What is never a concern — either for the studio executive who greenlights a Smurfs or Conan, or the grown-up ‘80s kid who queues up for them — is whether those projects were actually any good, which of course they weren’t; they’re bathed in the golden glow of childhood memory, their recall of the quality of said entertainment drenched in the absolute certainty of youth. “I remember loving Footloose,” reasons the film producer on one side of the ticket booth and the consumer on the other, though neither of them were driving at the time of its release, to say nothing of making informed cinematic judgments, “so it must have been great.” But it wasn’t. It wasn’t then, and it certainly isn’t now.
And that, in a nutshell, is what’s wrong with Hollywood right now — and with Washington, DC. For as ticket buyers across America shelled out their hard-earned twelve or so dollars ($3 more for 3-D!) to watch Smurfs gallivant across New York City, with the voices of C-list celebrities spewing D-grade puns from their CG-animated maws, a group of nihilist thugs were holding the country hostage to the whims of their particular ‘80s nostalgia. They did not wax rhapsodic for little blue cartoon creatures or muscle-bound barbarians; they capitulated before the memory of the man who said, “In this present crisis, government is not the solution to our problems; government is the problem,” and did their level best to burn said government right down to the ground.
The specter of Reagan’s brilliance and the genius of his fiscal conservatism hovers over the Tea Party (and, by extension, the Republican Party that quivers in their shadow) as surely and as unquestionably as the memory of the utter awesomeness of Transformers cartoons and Top Gun informs the output of major studios; the assumptions are equally ill-informed and rose-colored, though obviously the former can do a hell of a lot more damage.

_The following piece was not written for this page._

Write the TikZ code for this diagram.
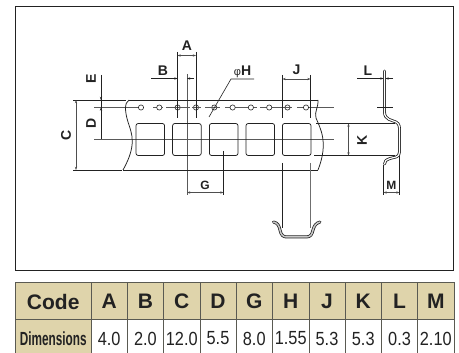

I was eight years old when I thought The Cannonball Run was the greatest movie of all time, and thus not of an age to know any better; most the Congressional Republicans who worship at the altar of Reagan were old enough to understand the damage that Reaganomics would do to the country but not care, because those who bore the brunt of that damage were poor and sad and different (“The secret message behind the election of Ronald Reagan on November 4th was that some people belong in this country, and some people don’t; that some people are worthy, and some are worthless; that certain opinions are sanctified, and some are evil; and that, with the blessing of God, God’s messengers will separate the one from the other.”—Greil Marcus, January 1981).
So this summer, those junior Alex P. Keatons turned a budgetary formality into a national crisis, one in which the same poor and unfortunate (and, bonus, old people) that Reagan had in his sights were immediately targeted, because they are the beneficiaries of government programs, and government is the problem. And the notion of expanding the tax burden of the comically-richest Americans (this is Scrooge McDuck territory — or, to better extend the ‘80s metaphor, Silver Spoons) is anathema to them, even though Reagan’s initial (and, don’t forget, somewhat retracted) slashing of those top tax rates, along with his military spending bender, resulted in the kind of ballooning deficits and debt that are supposed to be at issue — a tripling of the national debt (the largest peacetime increase in history), along with the conversion of deficit-related interest costs into the fastest-rising element of the budget. U-S-A, U-S-A.
Of course, for all of his talk of the power of the free market and the obsolescence of government, whether Reagan would have actually favored defaulting on the national debt is pure absurdity — he was an ideologue, but not a moron. Such a distinction does not hold for his Tea Party groupies. The current crop of ’80s film remakes promise to go bigger, louder, brasher; computer-generated kicks in three dimensions, offering thrills far beyond that earthbound Conan of your youth. Meanwhile, across the land, Americans brace for the impact of 3-D Reaganomics.